El mar de nuestros días


A Manuel Zelaya Rosales, Presidente de Honduras

Vendremos intrincados, como simples instrumentos salidos del mar, sólo para volver a levantar las piezas de junco, para vernos, blancos o negros soldados, listos para la batalla, guarnecidos y con la mirada puesta en el ejército, en la mirada oficial, en la corona. 

Sin rodillas nacimos, y más ángeles se nos juntaron después de la cárcel. Después de miles de horas nacimos hechos ya árboles con frutos, ya calaveras revestidas de sueño, ya sin máscara. Ellos eran el hacha en el cráneo y jugaban con nuestros cadáveres como dados y se disputaban nuestras humildes vestiduras de manaca y hojas de eucalipto. Ellos reptaban por las paredes de nuestra cédula celeste, en el acuario, como antiguas tortugas, y se adherían a la sangre y a la sed que no había muerto, que solamente sufría en silencio el tajo limpio de sus empuñaduras. 

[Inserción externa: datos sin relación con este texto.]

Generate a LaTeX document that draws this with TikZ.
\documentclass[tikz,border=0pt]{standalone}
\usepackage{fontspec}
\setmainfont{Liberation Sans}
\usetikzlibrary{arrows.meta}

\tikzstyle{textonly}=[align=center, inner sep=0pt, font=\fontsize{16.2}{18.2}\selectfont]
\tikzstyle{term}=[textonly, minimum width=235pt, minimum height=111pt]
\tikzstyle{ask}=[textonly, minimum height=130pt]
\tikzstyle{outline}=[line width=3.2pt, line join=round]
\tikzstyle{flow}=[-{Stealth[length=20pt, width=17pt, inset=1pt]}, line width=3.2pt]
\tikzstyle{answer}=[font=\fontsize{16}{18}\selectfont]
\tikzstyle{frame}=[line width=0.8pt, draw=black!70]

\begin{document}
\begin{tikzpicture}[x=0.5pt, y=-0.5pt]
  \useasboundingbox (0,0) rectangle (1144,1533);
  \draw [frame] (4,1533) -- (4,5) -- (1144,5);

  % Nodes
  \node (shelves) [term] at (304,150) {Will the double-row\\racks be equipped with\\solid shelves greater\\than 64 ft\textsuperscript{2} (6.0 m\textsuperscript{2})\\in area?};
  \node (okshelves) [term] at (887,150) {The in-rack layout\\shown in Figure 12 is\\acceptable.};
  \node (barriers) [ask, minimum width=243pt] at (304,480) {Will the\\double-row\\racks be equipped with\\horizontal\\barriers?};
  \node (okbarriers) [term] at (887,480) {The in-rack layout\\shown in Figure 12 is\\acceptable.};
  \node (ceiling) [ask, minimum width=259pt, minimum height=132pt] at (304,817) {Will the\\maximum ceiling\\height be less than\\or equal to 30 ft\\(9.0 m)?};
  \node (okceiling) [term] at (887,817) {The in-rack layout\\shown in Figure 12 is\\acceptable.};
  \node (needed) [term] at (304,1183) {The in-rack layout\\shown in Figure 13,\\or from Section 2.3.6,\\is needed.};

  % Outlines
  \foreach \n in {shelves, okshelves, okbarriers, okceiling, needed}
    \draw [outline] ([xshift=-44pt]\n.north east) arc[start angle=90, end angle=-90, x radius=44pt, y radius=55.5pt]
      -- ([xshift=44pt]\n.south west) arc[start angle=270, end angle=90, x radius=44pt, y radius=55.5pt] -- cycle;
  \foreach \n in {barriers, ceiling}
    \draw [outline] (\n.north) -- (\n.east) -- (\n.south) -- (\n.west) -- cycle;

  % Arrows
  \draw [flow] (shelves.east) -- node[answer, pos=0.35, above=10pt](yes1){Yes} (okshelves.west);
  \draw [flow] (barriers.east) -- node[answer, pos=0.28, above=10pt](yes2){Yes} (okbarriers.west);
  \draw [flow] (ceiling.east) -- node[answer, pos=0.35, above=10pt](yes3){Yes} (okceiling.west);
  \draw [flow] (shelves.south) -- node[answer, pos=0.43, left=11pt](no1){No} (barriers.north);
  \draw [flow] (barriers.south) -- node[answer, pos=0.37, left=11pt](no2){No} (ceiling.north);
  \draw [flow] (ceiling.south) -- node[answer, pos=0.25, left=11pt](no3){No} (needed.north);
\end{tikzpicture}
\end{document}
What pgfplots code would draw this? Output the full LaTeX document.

Pero volvimos intrincados y sabios en el rastrojo, en el naufragio, en el músculo molusco de los ríos, en el cordón umbilical de la miel y las abejas. El amor es una bruma, nos dijo nuestro Lázaro, pero también es el fuego oculto en la ceniza. En el hirviente verano de aquel año, su manto fantasma forjado en solitario, encontró la forma de metal y de tenaza. 

Yo, el vil poeta, también forjé mis imágenes para hacerlas rugir en la guerra, y ahuyenté a las hienas con mi sangre jactanciosa, con mi profundidad, con mis descalabrados dioses. 

Volvimos, intrincados y sabios, dispuestos para el mar de nuestros días.




La convicción del invicto

Ellos eran burdos para matarnos, pero nosotros demasiado mansos para morir. No teníamos justicia ni descanso. Sólo nuestra libertad profanada y un derrotero de rebaño habituado a marchar silencioso por el oscuro valle. “¡Oh patria, nos sentimos demasiado tristes y cansados para seguir muriendo!”, dijo un poeta mustio tirado en la hierba. Nuestra mansedumbre fue símbolo del escarnio y de nuestro orgullo extraño. Prisioneros y dóciles ambulamos miles de noches y miles de días infinitos. Por las tardes nos vimos marchando en la inmensa caravana contemplando los pies heridos de los ancianos y las lágrimas en los niños. Nada poseía nuestra gente más que los viejos y raídos sombreros. Las mujeres, acostumbradas a la sumisión y al llanto, no lloraban, su altivez y una inusitada valentía eran la señal más clara de nuestra humilde gesta. ¡Yo vi a nuestro pueblo victorioso en toda su derrota! ¡Le vi andar con un solo pie, descalzo, y vi su casa desvencijada y su cielo claro, y vi su llanto contenido, escondido en sus manos!  Nos mataban nuestros mismos hermanos por la vileza del dinero, eran burdos para asesinarnos; pero nosotros demasiado mansos. Un maestro dijo que nuestro pueblo era sabio, que sabría alcanzar su libertad. Y nuestro pueblo luchaba en mansedumbre, sin odio, con la invicta convicción de un viejo árbol.